▶ [Exercise inputs]:

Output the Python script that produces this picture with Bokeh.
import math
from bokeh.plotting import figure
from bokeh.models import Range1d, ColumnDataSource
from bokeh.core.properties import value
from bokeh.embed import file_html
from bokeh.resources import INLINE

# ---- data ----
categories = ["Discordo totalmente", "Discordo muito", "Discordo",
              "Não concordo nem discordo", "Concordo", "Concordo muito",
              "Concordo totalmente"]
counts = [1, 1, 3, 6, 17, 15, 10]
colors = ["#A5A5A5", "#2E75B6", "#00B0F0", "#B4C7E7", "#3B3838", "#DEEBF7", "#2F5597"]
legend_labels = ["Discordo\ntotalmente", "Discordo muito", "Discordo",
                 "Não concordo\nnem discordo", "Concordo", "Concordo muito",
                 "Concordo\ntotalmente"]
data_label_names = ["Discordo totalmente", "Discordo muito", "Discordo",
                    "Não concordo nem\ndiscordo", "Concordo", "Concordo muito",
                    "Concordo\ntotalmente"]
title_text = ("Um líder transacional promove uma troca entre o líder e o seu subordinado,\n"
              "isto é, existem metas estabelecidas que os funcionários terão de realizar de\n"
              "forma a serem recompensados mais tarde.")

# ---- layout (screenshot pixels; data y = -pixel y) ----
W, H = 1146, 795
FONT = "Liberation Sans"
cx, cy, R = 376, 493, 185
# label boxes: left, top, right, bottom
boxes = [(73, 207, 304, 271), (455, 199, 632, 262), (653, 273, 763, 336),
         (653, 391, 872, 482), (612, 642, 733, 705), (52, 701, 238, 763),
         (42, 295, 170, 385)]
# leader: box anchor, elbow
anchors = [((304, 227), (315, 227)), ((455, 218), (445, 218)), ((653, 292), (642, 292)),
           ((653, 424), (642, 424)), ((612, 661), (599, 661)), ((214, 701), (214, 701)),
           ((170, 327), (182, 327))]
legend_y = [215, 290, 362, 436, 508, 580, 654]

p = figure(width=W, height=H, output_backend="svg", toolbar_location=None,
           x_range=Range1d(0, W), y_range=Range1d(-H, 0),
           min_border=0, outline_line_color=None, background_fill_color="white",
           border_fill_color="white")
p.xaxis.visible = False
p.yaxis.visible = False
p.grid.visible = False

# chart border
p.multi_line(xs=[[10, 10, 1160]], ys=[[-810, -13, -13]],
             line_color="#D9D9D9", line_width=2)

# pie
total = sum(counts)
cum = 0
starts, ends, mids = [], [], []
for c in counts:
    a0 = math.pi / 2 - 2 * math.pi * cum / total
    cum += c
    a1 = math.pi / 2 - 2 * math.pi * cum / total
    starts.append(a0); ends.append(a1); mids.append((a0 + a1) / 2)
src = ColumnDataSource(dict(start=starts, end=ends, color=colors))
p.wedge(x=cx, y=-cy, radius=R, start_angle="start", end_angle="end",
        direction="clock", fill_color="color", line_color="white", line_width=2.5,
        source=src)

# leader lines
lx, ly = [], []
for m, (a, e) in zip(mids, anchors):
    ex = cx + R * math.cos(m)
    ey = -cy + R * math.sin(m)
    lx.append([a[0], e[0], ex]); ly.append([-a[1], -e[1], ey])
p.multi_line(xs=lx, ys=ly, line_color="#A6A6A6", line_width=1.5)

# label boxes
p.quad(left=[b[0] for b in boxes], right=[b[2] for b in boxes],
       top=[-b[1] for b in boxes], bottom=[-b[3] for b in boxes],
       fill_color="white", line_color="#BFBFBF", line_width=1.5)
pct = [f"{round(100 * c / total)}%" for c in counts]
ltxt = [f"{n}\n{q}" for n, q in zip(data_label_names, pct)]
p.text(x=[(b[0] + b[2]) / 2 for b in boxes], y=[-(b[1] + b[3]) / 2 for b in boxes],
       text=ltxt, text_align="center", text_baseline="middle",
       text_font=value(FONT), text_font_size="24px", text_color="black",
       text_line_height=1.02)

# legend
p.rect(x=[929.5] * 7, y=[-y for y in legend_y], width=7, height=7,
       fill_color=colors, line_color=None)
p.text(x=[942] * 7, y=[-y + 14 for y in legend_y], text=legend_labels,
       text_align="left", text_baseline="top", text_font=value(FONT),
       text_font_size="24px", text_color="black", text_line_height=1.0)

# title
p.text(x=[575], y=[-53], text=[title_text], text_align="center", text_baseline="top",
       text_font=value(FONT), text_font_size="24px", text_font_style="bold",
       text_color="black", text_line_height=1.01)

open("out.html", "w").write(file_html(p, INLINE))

* * *

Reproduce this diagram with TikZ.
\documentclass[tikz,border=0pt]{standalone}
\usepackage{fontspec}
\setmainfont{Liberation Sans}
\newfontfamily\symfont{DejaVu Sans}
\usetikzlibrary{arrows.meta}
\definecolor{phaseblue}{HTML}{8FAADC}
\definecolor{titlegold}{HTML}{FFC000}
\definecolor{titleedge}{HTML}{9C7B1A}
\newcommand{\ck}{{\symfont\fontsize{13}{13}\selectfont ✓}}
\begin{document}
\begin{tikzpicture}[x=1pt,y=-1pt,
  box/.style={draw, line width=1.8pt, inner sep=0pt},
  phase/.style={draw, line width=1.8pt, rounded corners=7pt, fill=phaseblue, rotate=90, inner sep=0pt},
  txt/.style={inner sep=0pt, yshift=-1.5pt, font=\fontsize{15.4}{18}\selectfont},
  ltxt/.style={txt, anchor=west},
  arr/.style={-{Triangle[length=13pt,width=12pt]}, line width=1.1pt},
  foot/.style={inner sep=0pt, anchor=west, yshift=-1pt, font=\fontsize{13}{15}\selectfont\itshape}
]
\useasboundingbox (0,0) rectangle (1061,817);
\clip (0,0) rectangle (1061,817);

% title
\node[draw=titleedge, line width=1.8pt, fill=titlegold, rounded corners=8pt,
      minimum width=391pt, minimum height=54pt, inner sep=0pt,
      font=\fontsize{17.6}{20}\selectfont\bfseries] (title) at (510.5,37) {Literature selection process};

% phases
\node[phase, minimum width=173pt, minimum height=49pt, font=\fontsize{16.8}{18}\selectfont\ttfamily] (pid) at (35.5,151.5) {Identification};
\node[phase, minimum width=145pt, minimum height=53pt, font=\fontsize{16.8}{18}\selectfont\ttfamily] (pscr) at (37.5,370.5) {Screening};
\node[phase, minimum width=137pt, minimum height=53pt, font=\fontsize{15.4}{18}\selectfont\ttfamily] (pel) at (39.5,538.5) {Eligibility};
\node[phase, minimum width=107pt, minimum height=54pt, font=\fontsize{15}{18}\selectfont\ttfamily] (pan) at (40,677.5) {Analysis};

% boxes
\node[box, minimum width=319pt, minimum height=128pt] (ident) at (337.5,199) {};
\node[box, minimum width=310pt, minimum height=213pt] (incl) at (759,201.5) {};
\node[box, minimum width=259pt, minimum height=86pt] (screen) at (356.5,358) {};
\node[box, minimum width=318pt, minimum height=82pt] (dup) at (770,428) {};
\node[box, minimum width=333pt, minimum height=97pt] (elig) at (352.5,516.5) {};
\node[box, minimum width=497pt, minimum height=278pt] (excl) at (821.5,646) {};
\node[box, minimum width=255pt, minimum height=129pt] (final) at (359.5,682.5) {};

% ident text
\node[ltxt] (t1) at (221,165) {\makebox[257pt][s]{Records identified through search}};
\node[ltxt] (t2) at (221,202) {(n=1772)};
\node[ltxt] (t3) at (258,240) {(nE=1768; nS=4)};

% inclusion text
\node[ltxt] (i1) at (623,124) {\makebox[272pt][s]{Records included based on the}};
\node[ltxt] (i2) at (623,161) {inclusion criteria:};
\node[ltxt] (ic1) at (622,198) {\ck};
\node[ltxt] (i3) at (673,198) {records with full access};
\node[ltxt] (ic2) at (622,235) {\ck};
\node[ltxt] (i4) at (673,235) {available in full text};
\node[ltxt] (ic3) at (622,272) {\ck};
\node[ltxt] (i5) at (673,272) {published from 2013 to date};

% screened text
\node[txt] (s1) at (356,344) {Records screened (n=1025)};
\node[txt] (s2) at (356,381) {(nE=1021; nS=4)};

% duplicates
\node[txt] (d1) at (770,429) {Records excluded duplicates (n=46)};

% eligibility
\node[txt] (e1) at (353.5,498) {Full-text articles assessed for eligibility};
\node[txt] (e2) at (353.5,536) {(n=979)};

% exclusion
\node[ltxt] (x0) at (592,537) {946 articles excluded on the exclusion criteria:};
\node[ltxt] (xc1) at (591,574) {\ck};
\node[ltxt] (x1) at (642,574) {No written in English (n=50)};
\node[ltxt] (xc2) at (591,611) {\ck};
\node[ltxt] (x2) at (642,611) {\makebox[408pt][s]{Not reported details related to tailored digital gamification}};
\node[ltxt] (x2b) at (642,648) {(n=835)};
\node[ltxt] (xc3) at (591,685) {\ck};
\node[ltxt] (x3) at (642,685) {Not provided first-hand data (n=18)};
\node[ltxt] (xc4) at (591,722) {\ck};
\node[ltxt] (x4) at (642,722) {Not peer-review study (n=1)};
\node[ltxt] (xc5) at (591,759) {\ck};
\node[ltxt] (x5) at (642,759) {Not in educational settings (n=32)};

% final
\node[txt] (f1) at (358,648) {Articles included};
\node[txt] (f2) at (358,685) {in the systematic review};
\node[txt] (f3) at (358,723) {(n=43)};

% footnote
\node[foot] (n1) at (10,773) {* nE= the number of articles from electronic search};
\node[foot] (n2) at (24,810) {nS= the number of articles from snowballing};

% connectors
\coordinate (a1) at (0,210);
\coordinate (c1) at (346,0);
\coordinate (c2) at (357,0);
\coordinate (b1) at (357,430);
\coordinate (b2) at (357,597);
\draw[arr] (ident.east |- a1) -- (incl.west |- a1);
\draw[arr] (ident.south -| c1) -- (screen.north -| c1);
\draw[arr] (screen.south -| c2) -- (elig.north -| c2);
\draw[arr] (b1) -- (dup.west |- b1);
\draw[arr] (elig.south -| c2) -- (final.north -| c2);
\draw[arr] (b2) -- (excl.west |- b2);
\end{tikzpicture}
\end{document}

▶ [Task to complete]: In the listing above, locate the line containing "Reproduce this diagram with TikZ." and the line containing "minimum width=107pt, minimum". Extract those two lines and every line between them, exactly as written, and only those.

▶ [Complete answer]:
Reproduce this diagram with TikZ.
\documentclass[tikz,border=0pt]{standalone}
\usepackage{fontspec}
\setmainfont{Liberation Sans}
\newfontfamily\symfont{DejaVu Sans}
\usetikzlibrary{arrows.meta}
\definecolor{phaseblue}{HTML}{8FAADC}
\definecolor{titlegold}{HTML}{FFC000}
\definecolor{titleedge}{HTML}{9C7B1A}
\newcommand{\ck}{{\symfont\fontsize{13}{13}\selectfont ✓}}
\begin{document}
\begin{tikzpicture}[x=1pt,y=-1pt,
  box/.style={draw, line width=1.8pt, inner sep=0pt},
  phase/.style={draw, line width=1.8pt, rounded corners=7pt, fill=phaseblue, rotate=90, inner sep=0pt},
  txt/.style={inner sep=0pt, yshift=-1.5pt, font=\fontsize{15.4}{18}\selectfont},
  ltxt/.style={txt, anchor=west},
  arr/.style={-{Triangle[length=13pt,width=12pt]}, line width=1.1pt},
  foot/.style={inner sep=0pt, anchor=west, yshift=-1pt, font=\fontsize{13}{15}\selectfont\itshape}
]
\useasboundingbox (0,0) rectangle (1061,817);
\clip (0,0) rectangle (1061,817);

% title
\node[draw=titleedge, line width=1.8pt, fill=titlegold, rounded corners=8pt,
      minimum width=391pt, minimum height=54pt, inner sep=0pt,
      font=\fontsize{17.6}{20}\selectfont\bfseries] (title) at (510.5,37) {Literature selection process};

% phases
\node[phase, minimum width=173pt, minimum height=49pt, font=\fontsize{16.8}{18}\selectfont\ttfamily] (pid) at (35.5,151.5) {Identification};
\node[phase, minimum width=145pt, minimum height=53pt, font=\fontsize{16.8}{18}\selectfont\ttfamily] (pscr) at (37.5,370.5) {Screening};
\node[phase, minimum width=137pt, minimum height=53pt, font=\fontsize{15.4}{18}\selectfont\ttfamily] (pel) at (39.5,538.5) {Eligibility};
\node[phase, minimum width=107pt, minimum height=54pt, font=\fontsize{15}{18}\selectfont\ttfamily] (pan) at (40,677.5) {Analysis};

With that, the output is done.